Entre la multitud de libros publicados el año pasado rescato esta joya literaria[i] traducida ahora por primera vez al español y que sólo conocía en su versión francesa. Esta circunstancia, cómo la abundancia masiva de libros sólo sirve para ocultar o eclipsar a otros libros más interesantes, es una perniciosa secuela del estado de cuentas de la edición literaria en la actualidad. Pero vayamos con esta extraordinaria obra de Georges Perec que, a pesar de su brevedad, confirma que la insubordinación ética es correlativa a la insumisión estética.
Perec, como se sabe, es el creador de algunas de las obras más inventivas e ingeniosas del siglo XX: Las cosas, El secuestro, La vida, instrucciones de uso y El gabinete de un aficionado, entre otras. Perec se inscribe, como prestigioso descendiente posmoderno, en esa tradición incombustible de la narrativa francesa más original y menos publicitada que se remonta por lo menos hasta Rabelais y Cyrano de Bergerac y alcanza su cenit moderno con escritores excéntricos como Alfred Jarry, Raymond Roussel o Raymond Queneau. Con estos dos últimos creadores, en particular, ha establecido la literatura de Perec el diálogo más productivo. En el caso particular de este libro, sin embargo, Perec juega más con Queneau y sus inimitables Ejercicios de estilo o su hilarante Zazie en el metro (¿para cuándo una nueva traducción española de esta obra maestra?), aprendiendo a combinar sofisticados juegos de lenguaje con fábulas humorísticas.
Esta novela desternillante, basada en una anécdota autobiográfica, tendría dos caras visibles, como los buenos vinilos de antaño, pero con una peculiaridad insólita: el reverso incorpora un jugoso comentario crítico del anverso.
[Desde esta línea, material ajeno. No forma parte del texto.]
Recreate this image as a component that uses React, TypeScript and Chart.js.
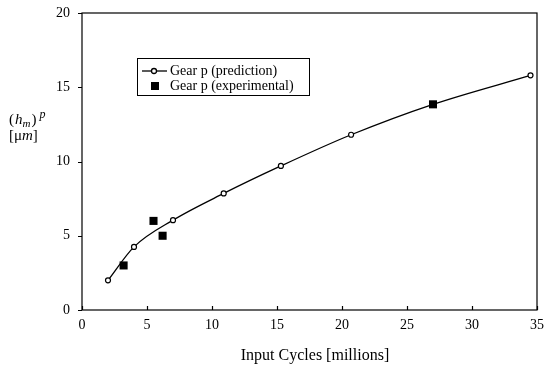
import { useEffect, useRef } from "react";
import { Chart, registerables } from "chart.js";

Chart.register(...registerables);

// Wear depth of gear p against input cycles
const predictionCycles = [2, 4, 7, 10.9, 15.3, 20.7, 27, 34.5];
const predictionDepth = [2.0, 4.25, 6.05, 7.85, 9.7, 11.8, 13.85, 15.8];
const experimentCycles = [3.2, 5.5, 6.2, 27];
const experimentDepth = [3.0, 6.0, 5.0, 13.85];

const xTickValues = [0, 5, 10, 15, 20, 25, 30, 35];
const yTickValues = [0, 5, 10, 15, 20];

const seriesLabels = ["Gear p (prediction)", "Gear p (experimental)"];
const xAxisTitle = "Input Cycles [millions]";

const SERIF = "'Liberation Serif', 'Times New Roman', serif";

type Seg = { t: string; italic?: boolean; size?: number; dy?: number; gap?: number };

function drawSegments(ctx: CanvasRenderingContext2D, segs: Seg[], x: number, y: number) {
  let cx = x;
  for (const s of segs) {
    cx += s.gap ?? 0;
    ctx.font = `${s.italic ? "italic " : ""}${s.size ?? 15}px ${SERIF}`;
    ctx.fillText(s.t, cx, y + (s.dy ?? 0));
    cx += ctx.measureText(s.t).width;
  }
}

const framePlugin = {
  id: "frame",
  afterDatasetsDraw(chart: any) {
    const { ctx, chartArea } = chart;
    const { left, right, top, bottom } = chartArea;
    const xs = chart.scales.x;
    const ys = chart.scales.y;
    ctx.save();
    ctx.strokeStyle = "#000";
    ctx.fillStyle = "#000";
    ctx.lineWidth = 1.2;

    // plot frame
    ctx.strokeRect(left, top, right - left, bottom - top);

    // x tick marks point into the plot, y tick marks point outward
    ctx.beginPath();
    for (const v of xTickValues) {
      const px = Math.round(xs.getPixelForValue(v)) + 0.5;
      ctx.moveTo(px, bottom);
      ctx.lineTo(px, bottom - 4);
    }
    for (const v of yTickValues) {
      const py = Math.round(ys.getPixelForValue(v)) + 0.5;
      ctx.moveTo(left - 4, py);
      ctx.lineTo(left, py);
    }
    ctx.stroke();

    // x axis title
    ctx.font = `16px ${SERIF}`;
    ctx.textAlign = "center";
    ctx.textBaseline = "middle";
    ctx.fillText(xAxisTitle, 315, 356);

    // y axis title: (h_m)^p over [μm]
    ctx.textAlign = "left";
    ctx.textBaseline = "alphabetic";
    drawSegments(
      ctx,
      [
        { t: "(" },
        { t: "h", italic: true, gap: 1 },
        { t: "m", italic: true, size: 11, dy: 3 },
        { t: ")", gap: 1 },
        { t: "p", italic: true, size: 12, dy: -6, gap: 3 },
      ],
      9,
      124
    );
    drawSegments(ctx, [{ t: "[\u03bc" }, { t: "m", italic: true }, { t: "]" }], 9, 140);

    // legend box
    const bx = 137, by = 58, bw = 172, bh = 37;
    ctx.fillStyle = "#fff";
    ctx.fillRect(bx, by, bw, bh);
    ctx.lineWidth = 1;
    ctx.strokeRect(bx + 0.5, by + 0.5, bw, bh);
    ctx.fillStyle = "#000";
    const row1 = by + 13;
    const row2 = by + 28;
    ctx.lineWidth = 1.3;
    ctx.beginPath();
    ctx.moveTo(142, row1);
    ctx.lineTo(167, row1);
    ctx.stroke();
    ctx.beginPath();
    ctx.arc(154, row1, 2.5, 0, Math.PI * 2);
    ctx.fillStyle = "#fff";
    ctx.fill();
    ctx.stroke();
    ctx.fillStyle = "#000";
    ctx.fillRect(151, row2 - 4, 8, 8);
    ctx.font = `14px ${SERIF}`;
    ctx.textBaseline = "middle";
    ctx.fillText(seriesLabels[0], 170, row1);
    ctx.fillText(seriesLabels[1], 170, row2);
    ctx.restore();
  },
};

export default function App() {
  const canvasRef = useRef<HTMLCanvasElement | null>(null);

  useEffect(() => {
    document.body.style.margin = "0";
    const canvas = canvasRef.current;
    if (!canvas) return;
    const chart = new Chart(canvas, {
      type: "scatter",
      data: {
        datasets: [
          {
            label: seriesLabels[0],
            data: predictionCycles.map((x, i) => ({ x, y: predictionDepth[i] })),
            showLine: true,
            borderColor: "#000",
            borderWidth: 1.3,
            cubicInterpolationMode: "monotone",
            pointStyle: "circle",
            pointRadius: 2.5,
            pointBackgroundColor: "#fff",
            pointBorderColor: "#000",
            pointBorderWidth: 1.2,
            order: 2,
          },
          {
            label: seriesLabels[1],
            data: experimentCycles.map((x, i) => ({ x, y: experimentDepth[i] })),
            showLine: false,
            pointStyle: "rect",
            pointRadius: 5.7,
            pointBackgroundColor: "#000",
            pointBorderColor: "#000",
            pointBorderWidth: 0,
            order: 1,
          },
        ],
      },
      options: {
        responsive: false,
        animation: false,
        layout: { padding: { top: 13, right: 8, left: 0, bottom: 0 } },
        plugins: {
          legend: { display: false },
          tooltip: { enabled: false },
        },
        scales: {
          x: {
            type: "linear",
            min: 0,
            max: 35,
            afterBuildTicks: (scale: any) => {
              scale.ticks = xTickValues.map((value) => ({ value }));
            },
            afterFit: (scale: any) => {
              scale.height = 58;
              scale.paddingLeft = 0;
              scale.paddingRight = 0;
            },
            grid: { display: false, drawTicks: false },
            border: { display: false },
            ticks: {
              color: "#000",
              padding: 7,
              maxRotation: 0,
              font: { family: SERIF, size: 14 },
            },
          },
          y: {
            type: "linear",
            min: 0,
            max: 20,
            afterBuildTicks: (scale: any) => {
              scale.ticks = yTickValues.map((value) => ({ value }));
            },
            afterFit: (scale: any) => {
              scale.width = 82;
              scale.paddingTop = 0;
              scale.paddingBottom = 0;
            },
            grid: { display: false, drawTicks: false },
            border: { display: false },
            ticks: {
              color: "#000",
              padding: 12,
              font: { family: SERIF, size: 14 },
            },
          },
        },
      },
      plugins: [framePlugin],
    } as any);
    return () => chart.destroy();
  }, []);

  return <canvas ref={canvasRef} width={545} height={368} style={{ display: "block" }} />;
}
En la “Cara A”, por así decir, nos encontramos una hilarante historia sobre los esfuerzos de un grupo de jóvenes parisinos por evitar el envío a Argelia del camarada de armas de uno de ellos. Aunque se publicó en 1966, el libro se ambienta unos años atrás, en plena guerra de Argelia, cuando ese conflicto colonial trastornaba la posguerra francesa y la convertía en un período turbulento y autoritario. Perec se había comprometido activamente en favor de la causa argelina y, al escribir esta novela, acertó a distanciarse a través de la irrisión y la parodia de todo el dramatismo sociopolítico de la situación. Las disparatadas artimañas de los simpáticos “activistas” para librar de la guerra al recluta de vida atolondrada y apellido versátil son propias de los Hermanos Marx o de Jerry Lewis en sus mejores momentos. Con esta pieza de orfebrería “oulipiana”, donde los gags más extravagantes se alcanzan con trucos puramente verbales, Perec lograba imponer el humor en el tratamiento de los temas más serios como modo favorito de la sensibilidad contemporánea.
Por eso mismo en la “Cara B” de su divertido artefacto añade Perec, como apéndice destinado al usuario más exigente, un listado alfabético e incompleto (no pasa de la letra p) de figuras y tropos, ornamentos y demás florituras estilísticas que componen el texto. Un catálogo falaz y juguetón, todo sea dicho, ya que algunas figuras citadas se reconocen enseguida y otras se esconden con astucia entre líneas. Sin contar las que no son nombradas, como el “anacronismo” cinéfilo con que fechar la escritura, o se señalan en falso, como el “japonesismo” inexistente o las correferencias trucadas.
De este modo lúdico se burlaba Perec, en cierto modo, de las taxonomías académicas de sus coetáneos Barthes y Genette, sin renunciar a la lucidez de sus hallazgos, produciendo una virtuosa puesta en escena de los recursos expresivos y las rutinas inconscientes del idioma coloquial, una suerte de manual de instrucciones con que evidenciar la artificialidad mecánica, los múltiples juegos de sentido e imposible neutralidad ideológica del lenguaje en todos sus registros.
No cabe concebir mejor estrategia para desmontar, así sea con la levedad de una sonrisa irónica, el imperativo nacionalista y militar del que los personajes de la ficción tratan de escapar en vano. Como sabemos desde hace tiempo, las proclamas patrióticas, la propaganda del mando y las imposturas del poder, basan sus efectos indudables sobre la realidad en la eficacia retórica de sus enunciados. Pero no nos engañemos. La vida misma funda sus mitos, creencias y valores dominantes en un puñado de persuasivas metáforas y metonimias naturalizadas.
“Imaginar un lenguaje significa imaginar una forma de vida”, decía Wittgenstein, y no otra conclusión se extrae de la excitante lectura de esta pequeña obra maestra.
[i] ¿Qué pequeño ciclomotor de manillar cromado en el fondo del patio?, Alpha Decay, Barcelona, 2009.